As The World Turns — Black Uhuru
Reggae Forever — Etana
Rebellion Rises — Ziggy Marley
A Matter Of Time — Protoje
44/876 — Sting & Shaggy
Black Uhuru was the first group to win a Grammy for Best Reggae Album for their “Anthem” album in 1985, Shaggy has won one Grammy as well in 1996 for his breakout album “Boombastic”.
Reggae outrider, Sting, has been nominated for 45 Grammy awards and has won 16 gramophone trophies.
Ziggy Marley has won best album in the Reggae category several times; in 1989, 1990, 1998, 2007, 2014, 2015 and 2017.
Protoje and Etana are both first time nominees.
Their reggae brands have a full marketing, branding and management teams working to build multiple ventures around the world daily.
Ziggy Marley, who is closest to the home of the Grammys, the Grammy foundation and Grammy Museum in Los Angeles seems like the most notable player. However, let’s be true, another win on his shelf will do less for his career and for Reggae music than if a newcomer should win.
If the Grammy win does nothing else for Etana or Protoje, it would offer them an improved and much-needed increase to their international profile.

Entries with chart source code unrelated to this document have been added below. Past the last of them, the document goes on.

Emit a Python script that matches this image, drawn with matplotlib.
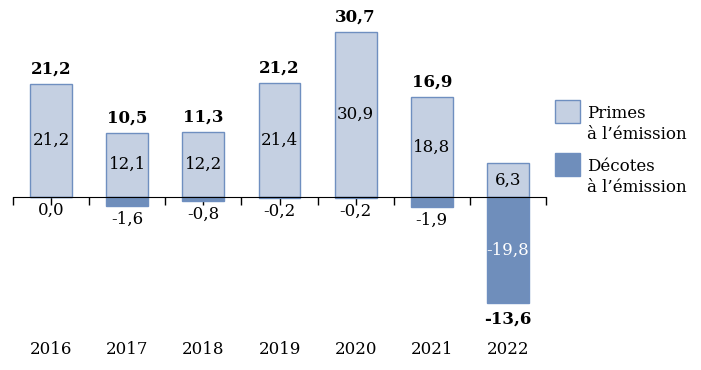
import matplotlib
matplotlib.use("Agg")
import matplotlib.pyplot as plt
from matplotlib.patches import Rectangle
import numpy as np

years = ["2016", "2017", "2018", "2019", "2020", "2021", "2022"]
primes = [21.2, 12.1, 12.2, 21.4, 30.9, 18.8, 6.3]
decotes = [0.0, -1.6, -0.8, -0.2, -0.2, -1.9, -19.8]
totals = [21.2, 10.5, 11.3, 21.2, 30.7, 16.9, -13.6]
legend_labels = ["Primes\nà l’émission", "Décotes\nà l’émission"]

light = "#C5D0E2"
dark = "#6F8EBB"
edge = "#6F8FC0"

plt.rcParams['font.family'] = ['DejaVu Serif']

W, H = 701, 370
fig = plt.figure(figsize=(W / 100, H / 100), dpi=100)
ax = fig.add_axes([13/W, 39.5/H, 533/W, (330.5-21)/H])

x = np.arange(len(years))
w = 0.55
ax.bar(x, primes, w, color=light, edgecolor=edge, linewidth=1.0, zorder=2)
ax.bar(x, decotes, w, color=dark, edgecolor=edge, linewidth=1.0, zorder=2)

ax.set_xlim(-0.5, len(years) - 0.5)
ax.set_ylim(-25, 33)

for s in ["top", "right", "left"]:
    ax.spines[s].set_visible(False)
ax.spines["bottom"].set_position(("data", 0))
ax.spines["bottom"].set_zorder(3)
ax.set_yticks([])
ax.set_xticks(np.arange(-0.5, len(years)), labels=[])
ax.set_xticks(x, minor=True)
ax.tick_params(axis="x", which="both", length=6, width=1, direction="out", color="black")
ax.tick_params(axis="x", which="minor", labelbottom=False)

fs = 12
for i in range(len(years)):
    p, d, t = primes[i], decotes[i], totals[i]
    ax.text(x[i], p / 2, f"{p:.1f}".replace(".", ","), ha="center", va="center", fontsize=fs, zorder=4)
    ds = f"{d:.1f}".replace(".", ",")
    if abs(d) > 5:
        ax.text(x[i], d / 2, ds, ha="center", va="center", fontsize=fs, color="white", zorder=4)
    else:
        ax.text(x[i], d - 0.9, ds, ha="center", va="top", fontsize=fs, zorder=4)
    ts = f"{t:.1f}".replace(".", ",")
    if t >= 0:
        ax.text(x[i], p + 1.2, ts, ha="center", va="bottom", fontsize=fs, fontweight="bold", zorder=4)
    else:
        ax.text(x[i], min(0, d) - 1.5, ts, ha="center", va="top", fontsize=fs, fontweight="bold", zorder=4)
    ax.text(x[i], -28.6, years[i], ha="center", va="center", fontsize=fs, clip_on=False)

# legend drawn manually (square top-aligned with two-line label)
for k, (col, lab) in enumerate(zip([light, dark], legend_labels)):
    top = 100 + k * 53
    fig.patches.append(Rectangle((555 / W, 1 - (top + 23) / H), 25 / W, 23 / H,
                                 transform=fig.transFigure, facecolor=col, edgecolor=edge, linewidth=1.0))
    fig.text(587 / W, 1 - (top + 24) / H, lab, ha="left", va="center", fontsize=fs, linespacing=1.3)

fig.savefig("out.png", dpi=100)
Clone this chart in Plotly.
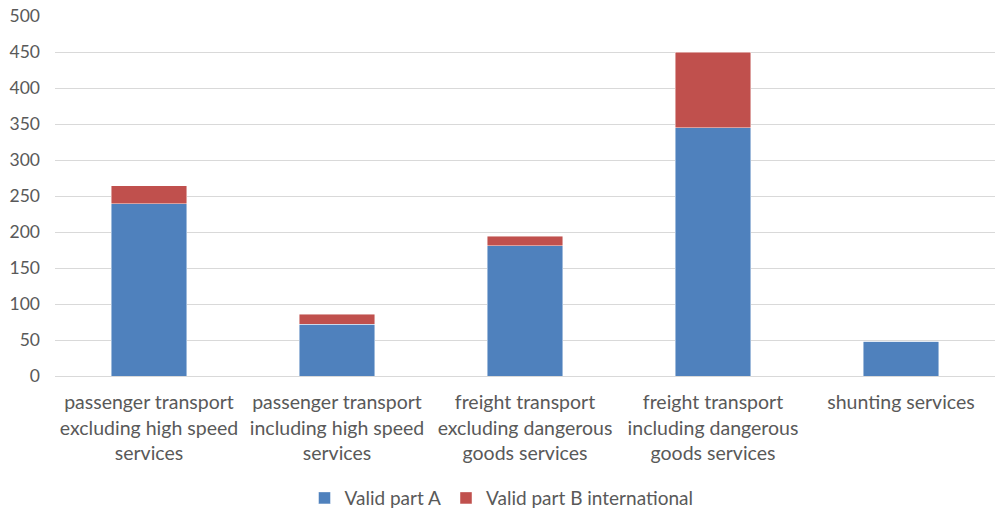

Bob Marley’s legacy lives on, but isn’t it time for the Grammy voters and lobbyists to recognize other viable newcomers and heroes in the genre even if a Marley is on the cards? Some people say that if a Marley is nominated for a Grammy no one else can win regardless of the quality of that person’s music. Pushing the culture forward means recognising new artistes. Reggae does not have be luxury of having singles category in the Grammy awards. Do the voters embrace the idea of diversity and do they know that the same country where Bob Marley made his music also turned out many other great musicians?

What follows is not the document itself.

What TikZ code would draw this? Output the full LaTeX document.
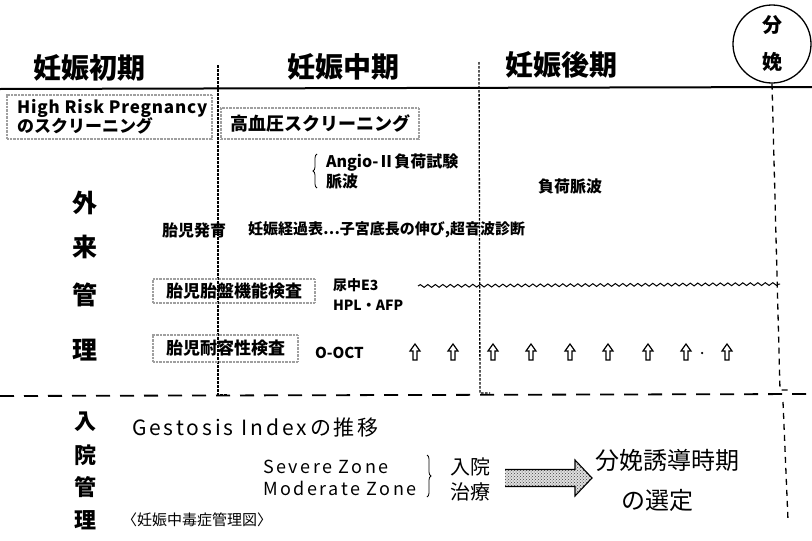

Etana’s victory will be a signal of hope for Other up and coming female Reggae singers who take the time to put together quality albums in a time when YouTube Videos and singles are in fashion.
On the other hand the recording academy is yet to acknowledge the young generation of reggae singers like Jah 9, No-Maddz, Tarrus Riley or Jesse Royal. Honouring Protoje with a Grammy is honouring the future of reggae music in its most authentic form.